Linke und FDP schrumpfen am schnellsten
Alle großen Parteien verlieren einer Studie zufolge Mitglieder. In politischen Diskussionen gehe es zu häufig um Abstraktes, so ein Forscher.
BERLIN Die Parteien in Deutschland sind sich zumindest in einem Punkt einig: Ihnen bröselt langsam, aber sicher der Nachschub an Mitgliedern weg. Das betrifft alle im Bundestag vertretenen Parteien und die FDP, wie eine Studie der Freien Universität Berlin ergeben hat. So sei die Zahl der Mitglieder in der Summe aller Parteien im Vergleich zum Jahr 1990 um 48,5 Prozent gesunken. „Daraus lässt sich schließen, dass die gesellschaftliche Veranke- rung des gesamten Parteiensystems sich deutlich verringert hat“, sagt Politikwissenschaftler und Studienautor Oskar Niedermayer.
Dabei hat es keine andere Partei zuletzt so hart getroffen wie die Linke.
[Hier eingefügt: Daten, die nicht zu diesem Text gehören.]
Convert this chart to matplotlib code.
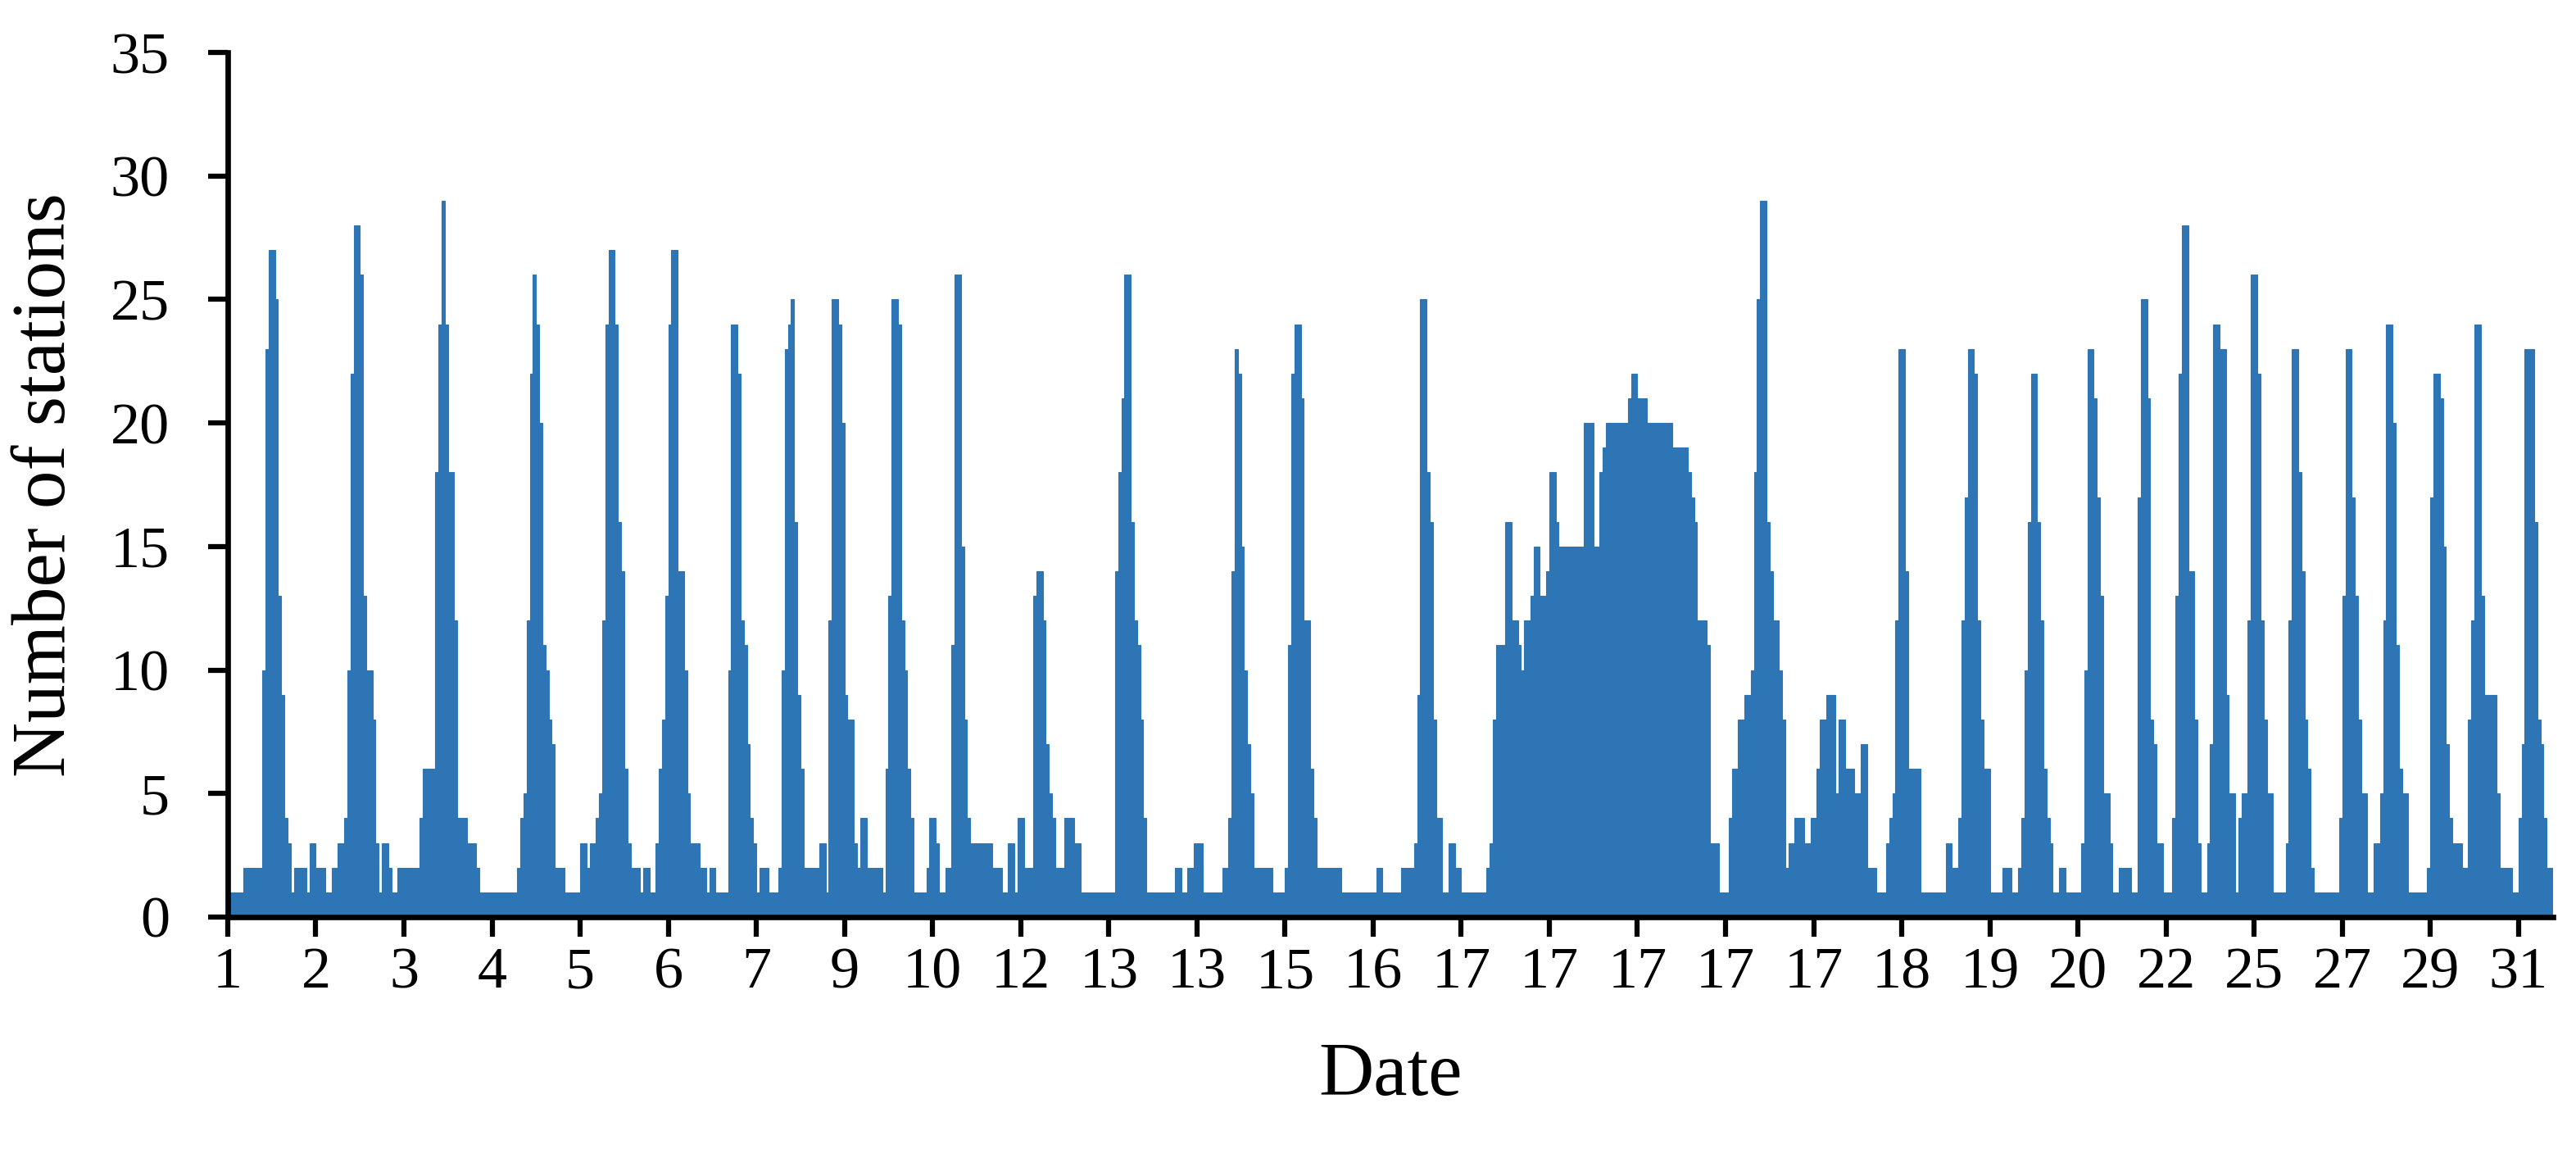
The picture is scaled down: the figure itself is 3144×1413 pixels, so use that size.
import numpy as np
import matplotlib
matplotlib.use("Agg")
import matplotlib.pyplot as plt

# date labels on the category axis, one every 28 records
tick_labels = ["1", "2", "3", "4", "5", "6", "7", "9", "10", "12", "13", "13",
               "15", "16", "17", "17", "17", "17", "17", "18", "19", "20",
               "22", "25", "27", "29", "31"]

# number of stations per record, grouped by the label that starts the group
stations = [
    [1, 1, 1, 1, 1, 2, 2, 2, 2, 2, 2, 10, 23, 27, 27, 25, 13, 9, 4, 3, 1, 2, 2, 2, 2, 1, 3, 3],          # 1
    [2, 2, 2, 1, 1, 2, 2, 3, 3, 4, 10, 22, 28, 28, 26, 13, 10, 10, 8, 3, 1, 3, 3, 2, 1, 1, 2, 2],        # 2
    [2, 2, 2, 2, 2, 4, 6, 6, 6, 6, 18, 24, 29, 24, 18, 18, 12, 4, 4, 4, 3, 3, 3, 2, 1, 1, 1, 1],        # 3
    [1, 1, 1, 1, 1, 1, 1, 1, 2, 4, 5, 12, 22, 26, 24, 20, 11, 10, 8, 7, 2, 2, 2, 1, 1, 1, 1, 1],        # 4
    [3, 3, 2, 3, 3, 4, 5, 12, 24, 27, 27, 24, 16, 14, 6, 3, 2, 2, 2, 1, 2, 2, 1, 1, 3, 6, 8, 13],       # 5
    [24, 27, 27, 14, 14, 10, 5, 3, 3, 3, 2, 2, 1, 2, 2, 1, 1, 1, 1, 10, 24, 24, 22, 12, 11, 7, 4, 3],   # 6
    [1, 2, 2, 2, 1, 1, 1, 2, 10, 23, 24, 25, 16, 9, 6, 2, 2, 2, 2, 2, 3, 3, 1, 12, 25, 25, 24, 20],     # 7
    [9, 8, 8, 3, 2, 4, 4, 2, 2, 2, 2, 2, 1, 6, 13, 25, 25, 24, 12, 10, 6, 4, 1, 1, 1, 1, 2, 4],         # 9
    [4, 3, 1, 1, 2, 2, 11, 26, 26, 15, 8, 4, 3, 3, 3, 3, 3, 3, 3, 2, 2, 2, 1, 1, 3, 3, 1, 4],           # 10
    [4, 2, 2, 2, 13, 14, 14, 12, 7, 5, 4, 2, 2, 2, 4, 4, 4, 3, 3, 1, 1, 1, 1, 1, 1, 1, 1, 1],           # 12
    [1, 1, 14, 18, 21, 26, 26, 16, 12, 11, 8, 4, 1, 1, 1, 1, 1, 1, 1, 1, 1, 2, 2, 1, 1, 2, 2, 3],       # 13
    [3, 3, 1, 1, 1, 1, 1, 1, 2, 2, 4, 14, 23, 22, 15, 10, 7, 5, 2, 2, 2, 2, 2, 2, 1, 1, 1, 1],          # 13
    [2, 11, 22, 24, 24, 21, 12, 12, 6, 4, 2, 2, 2, 2, 2, 2, 2, 2, 1, 1, 1, 1, 1, 1, 1, 1, 1, 1],        # 15
    [1, 2, 2, 1, 1, 1, 1, 1, 1, 2, 2, 2, 2, 3, 9, 25, 25, 18, 16, 8, 4, 4, 1, 1, 3, 3, 2, 2],           # 16
    [1, 1, 1, 1, 1, 1, 1, 1, 2, 3, 8, 11, 11, 11, 16, 16, 12, 12, 11, 10, 12, 12, 13, 15, 15, 13, 13, 14],   # 17
    [18, 18, 16, 15, 15, 15, 15, 15, 15, 15, 15, 20, 20, 20, 15, 15, 18, 19, 20, 20, 20, 20, 20, 20, 20, 21, 22, 22],  # 17
    [21, 21, 21, 20, 20, 20, 20, 20, 20, 20, 20, 19, 19, 19, 19, 19, 18, 17, 16, 12, 12, 12, 11, 3, 3, 3, 1, 1],  # 17
    [1, 4, 6, 6, 8, 8, 9, 9, 10, 18, 25, 29, 29, 16, 14, 12, 12, 10, 8, 2, 3, 3, 4, 4, 4, 3, 3, 4],     # 17
    [4, 6, 8, 8, 9, 9, 9, 5, 8, 8, 6, 6, 6, 5, 5, 7, 7, 2, 2, 2, 1, 1, 1, 3, 4, 5, 12, 23],             # 17
    [23, 14, 6, 6, 6, 6, 1, 1, 1, 1, 1, 1, 1, 1, 3, 3, 2, 2, 4, 12, 17, 23, 23, 22, 12, 8, 6, 6],       # 18
    [1, 1, 1, 1, 2, 2, 2, 1, 1, 2, 4, 10, 16, 22, 22, 16, 12, 6, 4, 3, 1, 1, 2, 2, 1, 1, 1, 1],         # 19
    [1, 3, 10, 23, 23, 21, 17, 13, 5, 5, 3, 1, 1, 2, 2, 2, 2, 1, 1, 17, 25, 25, 21, 8, 7, 3, 3, 1],     # 20
    [1, 1, 4, 13, 22, 28, 28, 14, 14, 8, 3, 1, 1, 3, 7, 24, 24, 23, 23, 9, 5, 5, 1, 4, 5, 5, 12, 26],   # 22
    [26, 22, 12, 8, 5, 5, 1, 1, 1, 1, 3, 12, 23, 23, 18, 14, 8, 6, 2, 1, 1, 1, 1, 1, 1, 1, 1, 4],       # 25
    [13, 23, 23, 17, 13, 8, 5, 5, 1, 1, 3, 3, 5, 12, 24, 24, 20, 11, 6, 5, 5, 1, 1, 1, 1, 1, 1, 2],     # 27
    [17, 22, 22, 21, 15, 7, 4, 3, 3, 3, 2, 2, 8, 12, 24, 24, 13, 9, 9, 9, 9, 5, 2, 2, 2, 2, 1, 1],      # 29
    [4, 7, 23, 23, 23, 16, 8, 7, 4, 2, 2],                                                              # 31
]

label_step = 28
values = np.concatenate([np.array(s) for s in stations])
x = np.arange(len(values))

plt.rcParams['font.family'] = ['Liberation Serif', 'DejaVu Serif']

fig = plt.figure(figsize=(31.44, 14.13), dpi=100)
ax = fig.add_axes([0.0884, 0.2081, 0.9027, 0.7466])

blue = '#2E75B6'
ax.bar(x, values, width=1.0, align='edge', color=blue, edgecolor=blue, linewidth=0.8)

ax.set_xlim(0, len(values))
ax.set_ylim(0, 35)
ax.set_yticks(np.arange(0, 36, 5))
ax.set_xticks(np.arange(0, len(values), label_step))
ax.set_xticklabels(tick_labels)

for side in ['top', 'right']:
    ax.spines[side].set_visible(False)
for side in ['left', 'bottom']:
    ax.spines[side].set_linewidth(4.8)
    ax.spines[side].set_color('black')

ax.tick_params(axis='both', direction='out', length=17, width=4.5, labelsize=52, colors='black')
ax.tick_params(axis='x', pad=9)
ax.tick_params(axis='y', pad=34)

ax.set_xlabel('Date', fontsize=67)
ax.set_ylabel('Number of stations', fontsize=67)
ax.xaxis.set_label_coords(0.5, -0.184)
ax.xaxis.label.set_va('center')
ax.yaxis.set_label_coords(-0.078, 0.5)
ax.yaxis.label.set_va('center')

fig.savefig('out.png', dpi=100)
Allein im Jahr 2014 verlor sie fünf Prozent ihrer Mitglieder und schrumpfte auf 60547. Auch die FDP musste Federn lassen: Aktuell 54967 Mitglieder bedeuten einen Rückgang um vier Prozent. Unwesentlich besser sieht es bei den Volksparteien aus: 459902 Mitglieder Ende 2014 bedeuten für die SPD 2,9 Prozent weniger Genossen. Immerhin kann sie damit ihren Platz als mitgliederstärkste Partei vor der CDU knapp verteidigen. Die Christdemokraten zählten 2,1 Prozent weniger Mitglieder und landeten bei 457488. Ihre kleine Schwester CSU registrierte 1,2 Prozent weniger Mitglieder, nun sind es noch 146536. Ähnlich moderat sind die Verluste von 1,7 Prozent bei den Grünen ausgefallen: Sie kommen aktuell auf 60329 Mitglieder.
„Die Linke hat vor allem ein demografisches Problem“, resümiert Niedermayer. Sie habe mit einem Durchschnittsalter von 60 Jahren die ältesten Mitglieder; die Sterbequote werde durch Neuzugänge nicht aufgewogen. Der FDP hingegen habe vor allem das Ausscheiden aus dem Bundestag einiges an Verlusten eingebracht. Der Forscher betrachtet die FDP dennoch als kampagnenfähig für die Bundestagswahl 2017.
Auch die Gewerkschaften verzeichnen einen Rückgang ihrer Mitgliederzahlen, Vereine beklagen mangelndes Interesse in der Bevölkerung, und Kirchen kämpfen seit Langem gegen eine schrumpfende Zahl der Gläubigen. „Wer sich heute für etwas engagiert, will dabei Spaß haben, will schnell Erfolge spüren und dabei am besten die Welt retten“, sagt Niedermayer. Der persönliche Einsatz in Parteien stehe all diesen Wünschen häufig diametral entgegen. Politische Diskussionen könnten kräftezehrend sein und drehten sich häufig eher um Dinge wie die Abwasserverordnung, so der Professor. Um mehr Mitglieder zu gewinnen, rät Niedermayer den Parteien zu einer gezielten Ansprache junger Leute, vor allem im Internet.